- Born: Katherine Elizabeth Jones 1972 (age 53–54)
- Other name: Cocktail Kate
- Education: University of Leeds (BSc); University of Surrey (PhD);
- Known for: Bat Detective
- Scientific career
- Fields: Biodiversity; Macroecology; Evolution; Conservation;
- Workplaces: University College London
- Thesis: Evolution of bat life-histories (1998)
- Website: www.katejones.org

= Kate Jones (scientist) =

British biodiversity scientist (born 1972)

Katherine Elizabeth Jones (born 1972) is a British biodiversity scientist, with a special interest in bats. She is Professor of Ecology and Biodiversity, and Director of the Biodiversity Modelling Research Group, at University College London. She is a past chair of the Bat Conservation Trust.

== Education ==
Jones graduated with a Bachelor of Science degree in Zoology from the University of Leeds in 1993 and with a Ph.D. from the University of Surrey in 1998.

== Research ==
Jones is interested in understanding how biodiversity is maintained and conserved globally.
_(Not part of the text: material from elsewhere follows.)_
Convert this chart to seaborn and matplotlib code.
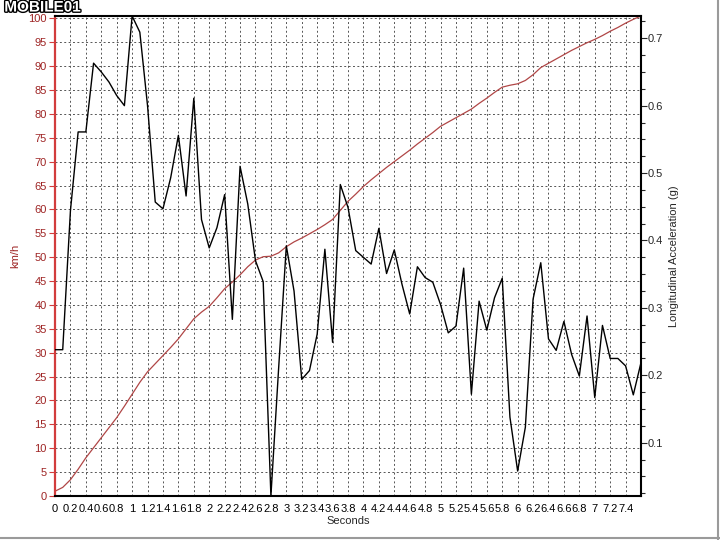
import numpy as np
import pandas as pd
import seaborn as sns
import matplotlib.pyplot as plt
import matplotlib.patheffects as pe
from matplotlib.lines import Line2D
from matplotlib.ticker import FixedLocator, MultipleLocator, FuncFormatter

sns.set_style('white')
plt.rcParams['font.family'] = ['Liberation Sans', 'DejaVu Sans']

# run data, sampled every 0.1 s
seconds = [0.0, 0.1, 0.2, 0.3, 0.4, 0.5, 0.6, 0.7, 0.8, 0.9,
           1.0, 1.1, 1.2, 1.3, 1.4, 1.5, 1.6, 1.7, 1.8, 1.9,
           2.0, 2.1, 2.2, 2.3, 2.4, 2.5, 2.6, 2.7, 2.8, 2.9,
           3.0, 3.1, 3.2, 3.3, 3.4, 3.5, 3.6, 3.7, 3.8, 3.9,
           4.0, 4.1, 4.2, 4.3, 4.4, 4.5, 4.6, 4.7, 4.8, 4.9,
           5.0, 5.1, 5.2, 5.3, 5.4, 5.5, 5.6, 5.7, 5.8, 5.9,
           6.0, 6.1, 6.2, 6.3, 6.4, 6.5, 6.6, 6.7, 6.8, 6.9,
           7.0, 7.1, 7.2, 7.3, 7.4, 7.5, 7.6]

speed_kmh = [1.0, 1.8, 3.4, 5.6, 8.0, 10.1, 12.2, 14.3, 16.4, 18.8,
             21.3, 23.8, 26.0, 27.7, 29.4, 31.1, 32.9, 35.0, 37.1, 38.5,
             39.7, 41.5, 43.4, 44.8, 46.3, 48.0, 49.4, 50.1, 50.2, 50.9,
             52.2, 53.2, 54.0, 54.9, 55.8, 56.8, 57.9, 59.8, 61.7, 63.2,
             64.8, 66.2, 67.5, 68.8, 70.0, 71.2, 72.4, 73.7, 74.9, 76.1,
             77.4, 78.3, 79.2, 80.1, 81.0, 82.2, 83.3, 84.5, 85.6, 86.0,
             86.3, 87.0, 88.2, 89.7, 90.6, 91.5, 92.4, 93.3, 94.1, 94.9,
             95.6, 96.4, 97.3, 98.1, 99.0, 99.8, 100.5]

accel_g = [0.238, 0.238, 0.444, 0.561, 0.561, 0.663, 0.650, 0.635, 0.615, 0.600,
           0.733, 0.709, 0.600, 0.457, 0.447, 0.493, 0.556, 0.466, 0.611, 0.431,
           0.389, 0.419, 0.468, 0.283, 0.510, 0.454, 0.370, 0.339, 0.021, 0.210,
           0.392, 0.325, 0.194, 0.207, 0.261, 0.387, 0.249, 0.483, 0.449, 0.385,
           0.375, 0.365, 0.418, 0.351, 0.386, 0.335, 0.291, 0.361, 0.345, 0.338,
           0.305, 0.263, 0.273, 0.359, 0.172, 0.310, 0.267, 0.315, 0.344, 0.138,
           0.058, 0.123, 0.313, 0.367, 0.254, 0.237, 0.280, 0.231, 0.199, 0.288,
           0.167, 0.274, 0.225, 0.225, 0.214, 0.171, 0.219]

df = pd.DataFrame({'seconds': seconds, 'speed': speed_kmh, 'accel': accel_g})

red_axis = '#d23c3c'
red_text = '#9e2424'

fig = plt.figure(figsize=(7.2, 5.4), dpi=100)
ax = fig.add_axes([0.0764, 0.0815, 0.8139, 0.8889])
ax2 = ax.twinx()

sns.lineplot(data=df, x='seconds', y='speed', ax=ax, color='#b04646', linewidth=0.9)
sns.lineplot(data=df, x='seconds', y='accel', ax=ax2, color='black', linewidth=1.0)

ax.set_xlim(0, 7.6)
ax.set_ylim(0, max(speed_kmh))
ax2.set_ylim(min(accel_g), max(accel_g))

# x ticks every 0.2 s, last label 7.4
xt = np.round(np.arange(0, 7.5, 0.2), 1)
ax.xaxis.set_major_locator(FixedLocator(xt))
ax.xaxis.set_major_formatter(FuncFormatter(lambda v, p: f'{round(v, 1):g}'))
ax.yaxis.set_major_locator(MultipleLocator(5))
ax2.yaxis.set_major_locator(MultipleLocator(0.1))
ax2.yaxis.set_minor_locator(MultipleLocator(0.025))
ax2.yaxis.set_major_formatter(FuncFormatter(lambda v, p: f'{v:.1f}'))

ax.grid(True, which='major', color='#555555', linestyle=(0, (2, 2.5)), linewidth=0.7)
ax.set_axisbelow(True)

ax.tick_params(axis='x', direction='out', length=4, width=0.8, labelsize=8, pad=2, colors='black')
ax.tick_params(axis='y', direction='out', length=4, width=0.8, labelsize=8, pad=2,
               colors=red_axis, labelcolor=red_text)
ax2.tick_params(axis='y', which='major', direction='out', length=4, width=0.8, labelsize=8, pad=1)
ax2.tick_params(axis='y', which='minor', direction='out', length=3, width=0.8)

for s in ['top', 'bottom']:
    ax.spines[s].set_color('black')
    ax.spines[s].set_linewidth(1.5)
ax.spines['left'].set_color(red_axis)
ax.spines['left'].set_linewidth(1.6)
ax.spines['right'].set_visible(False)
for s in ['left', 'top', 'bottom']:
    ax2.spines[s].set_visible(False)
ax2.spines['right'].set_color('black')
ax2.spines['right'].set_linewidth(1.5)

ax.set_xlabel('Seconds', fontsize=8, labelpad=1)
ax.set_ylabel('km/h', fontsize=8, color=red_text, labelpad=6)
ax2.set_ylabel('Longitudinal Acceleration (g)', fontsize=8, labelpad=4)

# site logo and window frame of the screenshot
fig.text(0.006, 0.999, 'MOBILE01', fontsize=11, fontweight='bold', color='white',
         ha='left', va='top', zorder=10,
         path_effects=[pe.withStroke(linewidth=2.0, foreground='black')])
fig.add_artist(Line2D([0, 1], [0.003, 0.003], color='#9a9a9a', linewidth=1.5))
fig.add_artist(Line2D([0.997, 0.997], [0, 1], color='#9a9a9a', linewidth=1.5))

fig.savefig('out.png', dpi=100)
She won a 2008 Philip Leverhulme Award in Zoology (given to "outstanding young scholars … whose future contributions are held to be of correspondingly high promise") and holds a number of scientific advisory board positions for national and international conservation charities.

Jones has researched bats in Transylvania where she developed new ways of monitoring bat populations through sound.

Jones has been involved in a number of citizen science projects including Bat Detective and a phone related bat monitoring project. According to Google Scholar and Scopus her most cited papers have been published in Science and Nature.

== Honours and awards ==
Jones was awarded the Philip Leverhulme Prize in 2011. In 2022 she was awarded the Marsh Award for Conservation Biology
by the Zoological Society of London and the Marsh Ecology Award from the British Ecological Society.

== Personal life ==
Jones is also known for her love of cocktails, which she discussed with Jim Al-Khalili on the BBC radio programme The Life Scientific.

In a Guardian feature on "Why more women should consider a career in science", Jones said:

Being a scientist helps me understand the amazing diversity and evolution of life and gives me freedom to answer questions that most interest me. This amazing job has taken me all over the world meeting people and wildlife I only imagined. Why on earth would you want to do anything else?